Mientras la Semana Santa vivía su punto álgido en la ciudad, y mientras en el centro de la urbe se vivían momentos de aglomeración con los pasos procesionales entre la multitud, en el extrarradio, en un barrio no demasiado alejado de toda aquella muestra de folklore y religión (y en cierto modo, parafernalia a veces), un chico que no pasaría de la treintena preparaba una enorme bolsa, en cuyo interior guardaba todas sus pertenencias, sacaba una manta, abría la puerta de un cajero bancario, y se disponía a pasar la noche en su interior, para resguardarse del frío de fuera.
Pasé a su lado pensando qué irónico era que, mientras la mayoría del populacho se golpeaba el pecho y rendía culto a un cristo de madera, ante mí se encontraba, y no muy lejos de ellos, todo un Cristo de carne y hueso sin que nadie se diera cuenta ni le importase al pasar a su lado.
Como hace siglos nos diría San Juan de la Cruz en su Subida del Monte Carmelo:
"Pues ¿qué diré de otros intentos que tienen algunos de intereses en las fiestas que celebran? Los cuales si tienen más el ojo y codicia a esto que al servicio de Dios, ellos se lo saben, y Dios, que lo ve. Pero en las unas maneras y en las otras, cuando así pasa, crean que más se hacen a sí la fiesta que a Dios; porque por lo que su gusto o el de los hombres hacen, no lo toma Dios a su cuenta, antes muchos se estarán holgando de los que comunican en las fiestas de Dios, y Dios se estará con ellos enojando; como lo hizo con los hijos de Israel cuando hacían fiesta cantando y bailando a su ídolo, pensando que hacían fiesta a Dios" (3S 38,3).
Y es que es bien cierto que, entre todas las procesiones de estos días, fervor popular, auténtico fervor religioso, hay bastante poco.

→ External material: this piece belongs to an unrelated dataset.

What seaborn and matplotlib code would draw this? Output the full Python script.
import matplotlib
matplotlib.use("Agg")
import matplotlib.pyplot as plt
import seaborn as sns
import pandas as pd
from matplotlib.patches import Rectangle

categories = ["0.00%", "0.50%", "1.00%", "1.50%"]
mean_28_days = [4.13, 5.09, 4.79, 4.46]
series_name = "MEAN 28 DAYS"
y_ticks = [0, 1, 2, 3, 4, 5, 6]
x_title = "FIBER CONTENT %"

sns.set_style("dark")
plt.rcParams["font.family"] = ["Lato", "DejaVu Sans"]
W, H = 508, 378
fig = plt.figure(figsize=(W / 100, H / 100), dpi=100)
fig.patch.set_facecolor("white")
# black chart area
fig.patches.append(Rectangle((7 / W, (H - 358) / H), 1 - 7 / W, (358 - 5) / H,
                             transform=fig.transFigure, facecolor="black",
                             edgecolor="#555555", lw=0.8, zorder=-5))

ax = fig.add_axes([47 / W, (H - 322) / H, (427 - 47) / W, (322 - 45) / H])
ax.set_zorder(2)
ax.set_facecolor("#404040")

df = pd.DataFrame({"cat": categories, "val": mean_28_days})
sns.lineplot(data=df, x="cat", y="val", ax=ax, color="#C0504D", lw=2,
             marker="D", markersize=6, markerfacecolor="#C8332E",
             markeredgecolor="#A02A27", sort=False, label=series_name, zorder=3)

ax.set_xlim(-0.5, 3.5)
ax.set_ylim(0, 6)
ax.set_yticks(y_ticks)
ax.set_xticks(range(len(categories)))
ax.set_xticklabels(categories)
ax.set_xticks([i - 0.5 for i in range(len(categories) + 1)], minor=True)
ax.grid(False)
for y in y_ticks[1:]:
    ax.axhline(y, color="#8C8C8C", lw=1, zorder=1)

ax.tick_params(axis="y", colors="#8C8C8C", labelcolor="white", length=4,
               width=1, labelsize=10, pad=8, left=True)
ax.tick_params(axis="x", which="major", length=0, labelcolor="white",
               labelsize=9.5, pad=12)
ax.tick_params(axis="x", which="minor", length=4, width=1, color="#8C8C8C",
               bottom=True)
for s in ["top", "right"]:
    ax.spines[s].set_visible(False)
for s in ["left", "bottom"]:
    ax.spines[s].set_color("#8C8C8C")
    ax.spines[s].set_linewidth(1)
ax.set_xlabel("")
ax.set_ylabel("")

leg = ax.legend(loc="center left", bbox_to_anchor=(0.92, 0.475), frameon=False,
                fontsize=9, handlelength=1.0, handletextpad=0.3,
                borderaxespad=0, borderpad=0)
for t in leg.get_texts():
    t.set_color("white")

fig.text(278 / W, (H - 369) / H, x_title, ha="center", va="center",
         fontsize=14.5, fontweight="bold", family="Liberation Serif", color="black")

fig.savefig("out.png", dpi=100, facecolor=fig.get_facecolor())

La mayoría miran o acuden a ver la procesión por ser una atracción turística, como si fueran a ver los toros o a ver fútbol. Solo hay que detenerse un poco y fijarse en quiénes acompañan los pasos, muchos de ellos no siguen las oraciones de los sacerdotes o religiosos, otros ni tan siquiera recuerdan ya cómo era eso de presignarse.
Así vividas, las procesiones son eso: un divertimento. Las madres les llevan los bocadillos y los refrescos para que los consuman sus hijos mientras procesionan, casi como si estuvieran de merienda, otros tienen más muestras de religiosidad, pero solo externa, no habrán pisado una iglesia desde hace años. Y otros acuden obligados para acompañar familiares, amigos, o para pasar un rato divertido, como si fueran a ver una cabalgata.
Mientras, el "auténtico Cristo", el Cristo de carne y hueso, yace tendido en solitario, sin nadie que le eche una mano ni le diga una palabra de aliento o consuelo, dentro de un cajero. Leyendo un libro en espera de que el sueño le venza. Con un poco de suerte, podrá dormir algunas horas esta noche. Si los que vienen "de procesión" no le despiertan.